Teddy Bridgewater is now being pressured on 47.4% of dropbacks over the season, most in NFL. Vikings lead league in 7-step drops.
— Pro Football Focus (@PFF) December 7, 2015
Literally every other time Bridgewater drops back to pass, he either has someone in his face or is running for his life. Because when you have an opportunity to repeatedly make your quarterback take seven-step drops with slow-developing routes behind what's probably the worst pass blocking line in the NFL, you've gotta do it, right?
Bridgewater has been fine this season when Norv Turner hasn't been making stupid, dead end play calls or actively trying to get him killed.

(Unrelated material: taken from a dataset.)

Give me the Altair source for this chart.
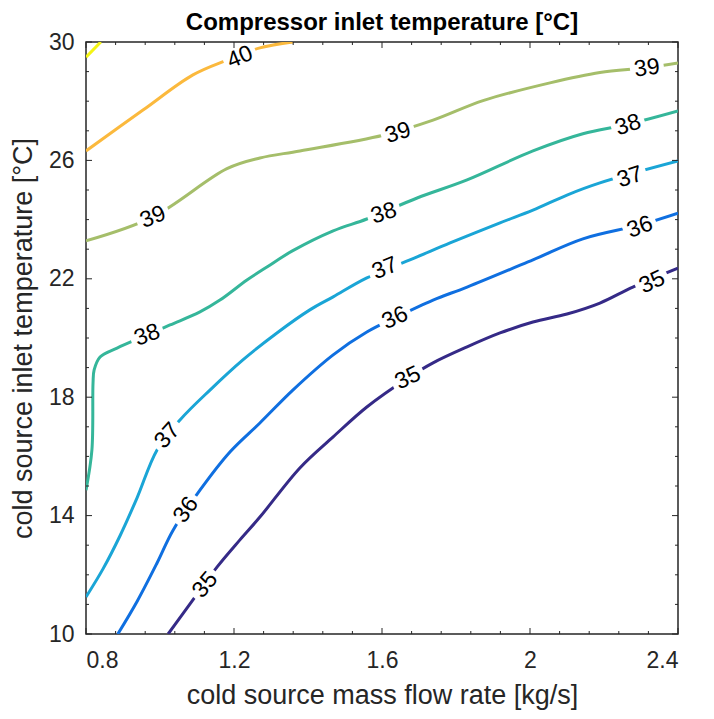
import altair as alt
import pandas as pd

# ---- contour lines (x: mass flow rate kg/s, y: inlet temperature °C) ----
lev41_x = [0.80, 0.84]
lev41_y = [29.49, 30.0]

lev40_x = [0.80, 0.954, 1.089, 1.181, 1.270, 1.359]
lev40_y = [26.32, 27.70, 28.89, 29.39, 29.80, 30.0]

lev39_x = [0.80, 0.981, 1.181, 1.270, 1.378, 1.603, 1.738, 1.873, 2.054, 2.189, 2.316, 2.40]
lev39_y = [23.28, 24.09, 25.72, 26.08, 26.32, 26.85, 27.36, 28.02, 28.62, 28.97, 29.13, 29.29]

lev38_x = [0.80, 0.816, 0.819, 0.822, 0.838, 0.884, 0.965, 1.027, 1.108, 1.162, 1.235, 1.289,
           1.359, 1.468, 1.559, 1.695, 1.830, 2.008, 2.143, 2.265, 2.40]
lev38_y = [14.86, 16.22, 18.48, 18.92, 19.36, 19.66, 20.10, 20.44, 20.88, 21.28, 21.96, 22.40,
           22.95, 23.62, 24.02, 24.73, 25.34, 26.32, 26.90, 27.22, 27.67]

lev37_x = [0.80, 0.846, 0.892, 0.938, 0.992, 1.054, 1.135, 1.224, 1.316, 1.405, 1.468, 1.559,
           1.695, 1.784, 1.919, 2.008, 2.100, 2.189, 2.40]
lev37_y = [11.25, 12.20, 13.32, 14.60, 16.22, 17.23, 18.24, 19.26, 20.17, 20.95, 21.39, 22.03,
           22.74, 23.21, 23.89, 24.32, 24.83, 25.24, 25.98]

lev36_x = [0.886, 0.938, 0.992, 1.035, 1.108, 1.189, 1.270, 1.359, 1.468, 1.559, 1.635, 1.738,
           1.830, 2.008, 2.143, 2.297, 2.40]
lev36_y = [10.0, 11.10, 12.40, 13.50, 14.86, 16.15, 17.13, 18.24, 19.43, 20.20, 20.68, 21.28,
           21.72, 22.64, 23.35, 23.82, 24.22]

lev35_x = [1.022, 1.089, 1.154, 1.216, 1.270, 1.378, 1.468, 1.559, 1.670, 1.738, 1.830, 1.919,
           2.008, 2.100, 2.189, 2.278, 2.40]
lev35_y = [10.0, 11.15, 12.26, 13.18, 13.95, 15.61, 16.66, 17.67, 18.65, 19.16, 19.70, 20.17,
           20.54, 20.81, 21.18, 21.72, 22.36]

levels = [35, 36, 37, 38, 39, 40, 41]
level_colors = ["#352a87", "#0f6fe0", "#1aa5d6", "#35b69a", "#a5be6a", "#fbb93d", "#f4f414"]

# ---- in-line labels ----
lab_text = ["40", "39", "39", "39", "38", "38", "38", "37", "37", "37",
            "36", "36", "36", "35", "35", "35"]
lab_x = [1.216, 0.981, 1.643, 2.316, 0.965, 1.605, 2.265, 1.020, 1.608, 2.270,
         1.070, 1.635, 2.297, 1.122, 1.670, 2.330]
lab_y = [29.49, 24.09, 26.93, 29.12, 20.10, 24.22, 27.20, 16.70, 22.36, 25.44,
         14.20, 20.68, 23.75, 11.66, 18.65, 21.89]
lab_angle = [338, 338, 343, 352, 340, 342, 342, 312, 338, 342,
             305, 335, 340, 310, 335, 335]

title_text = ["Compressor inlet temperature [°C]"]

# ---- ticks ----
x_major = [0.8, 1.2, 1.6, 2.0, 2.4]
x_minor = [0.88, 0.96, 1.04, 1.12, 1.28, 1.36, 1.44, 1.52, 1.68, 1.76, 1.84, 1.92,
           2.08, 2.16, 2.24, 2.32]
y_major = [10, 14, 18, 22, 26, 30]
y_minor = [11, 12, 13, 15, 16, 17, 19, 20, 21, 23, 24, 25, 27, 28, 29]

W, H = 592, 592
AX = "#262626"
FONT = "Liberation Sans"

rows = []
for lev, xs, ys in [(35, lev35_x, lev35_y), (36, lev36_x, lev36_y), (37, lev37_x, lev37_y),
                    (38, lev38_x, lev38_y), (39, lev39_x, lev39_y), (40, lev40_x, lev40_y),
                    (41, lev41_x, lev41_y)]:
    for i, (a, b) in enumerate(zip(xs, ys)):
        rows.append({"level": lev, "i": i, "x": a, "y": b})
lines_df = pd.DataFrame(rows)
labels_df = pd.DataFrame({"t": lab_text, "x": lab_x, "y": lab_y, "a": lab_angle})

xscale = alt.Scale(domain=[0.8, 2.4], nice=False, zero=False)
yscale = alt.Scale(domain=[10, 30], nice=False, zero=False)
cscale = alt.Scale(domain=levels, range=level_colors)

lines = alt.Chart(lines_df).mark_line(strokeWidth=3, clip=True, interpolate="catmull-rom").encode(
    x=alt.X("x:Q", scale=xscale,
            axis=alt.Axis(values=x_major, format="~g", title="cold source mass flow rate [kg/s]",
                          domain=False, ticks=False, grid=False, labelPadding=15,
                          titlePadding=10)),
    y=alt.Y("y:Q", scale=yscale,
            axis=alt.Axis(values=y_major, title="cold source inlet temperature [°C]",
                          domain=False, ticks=False, grid=False, labelPadding=12,
                          titlePadding=11)),
    color=alt.Color("level:O", scale=cscale, legend=None),
    detail="level:N",
    order="i:Q",
)

gaps = alt.Chart(labels_df).mark_point(
    shape="M-1,-0.42L1,-0.42L1,0.42L-1,0.42Z", filled=True, color="white", opacity=1,
    size=1150, strokeWidth=0).encode(
    x=alt.X("x:Q", scale=xscale), y=alt.Y("y:Q", scale=yscale), angle=alt.Angle("a:Q", scale=None))

texts = alt.Chart(labels_df).mark_text(font=FONT, fontSize=23, color="black").encode(
    x=alt.X("x:Q", scale=xscale), y=alt.Y("y:Q", scale=yscale), text="t:N",
    angle=alt.Angle("a:Q", scale=None))

title = alt.Chart(pd.DataFrame({"t": title_text})).mark_text(
    font=FONT, fontSize=24, fontWeight="bold", color="black", baseline="middle",
    align="center").encode(text="t:N", x=alt.value(W / 2), y=alt.value(-19))


def xticks(vals, ln):
    d = pd.DataFrame({"v": vals})
    b = alt.Chart(d).mark_rule(color=AX, strokeWidth=1).encode(
        x=alt.X("v:Q", scale=xscale), y=alt.value(H), y2=alt.value(H - ln))
    t = alt.Chart(d).mark_rule(color=AX, strokeWidth=1).encode(
        x=alt.X("v:Q", scale=xscale), y=alt.value(0), y2=alt.value(ln))
    return [b, t]


def yticks(vals, ln):
    d = pd.DataFrame({"v": vals})
    l = alt.Chart(d).mark_rule(color=AX, strokeWidth=1).encode(
        y=alt.Y("v:Q", scale=yscale), x=alt.value(0), x2=alt.value(ln))
    r = alt.Chart(d).mark_rule(color=AX, strokeWidth=1).encode(
        y=alt.Y("v:Q", scale=yscale), x=alt.value(W), x2=alt.value(W - ln))
    return [l, r]


layers = [lines, gaps, texts, title] + xticks(x_major, 6) + xticks(x_minor, 3) + \
    yticks(y_major, 6) + yticks(y_minor, 3)

chart = alt.layer(*layers).properties(
    width=W, height=H,
    autosize=alt.AutoSizeParams(type="none"),
    padding={"left": 78, "top": 34, "right": 26, "bottom": 76},
).configure_view(stroke=AX, strokeWidth=1.5).configure_axis(
    labelFont=FONT, labelFontSize=23, labelColor=AX,
    titleFont=FONT, titleFontSize=27, titleColor=AX, titleFontWeight="normal",
)

chart.save("out.html", embed_options={"renderer": "svg", "actions": False})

If we start seeing more of the kind of game plan we saw against Arizona, with more short passing and less predictability, then I'm guessing things will change. If Norv goes back to "seven steps and chuck it deep" Norv, then this team. . .and Teddy Bridgewater's health. . .are likely going to suffer.
But, as someone that knows a whole lot more about this sort of stuff than I do once said. . .chill out on Teddy Bridgewater. Seriously.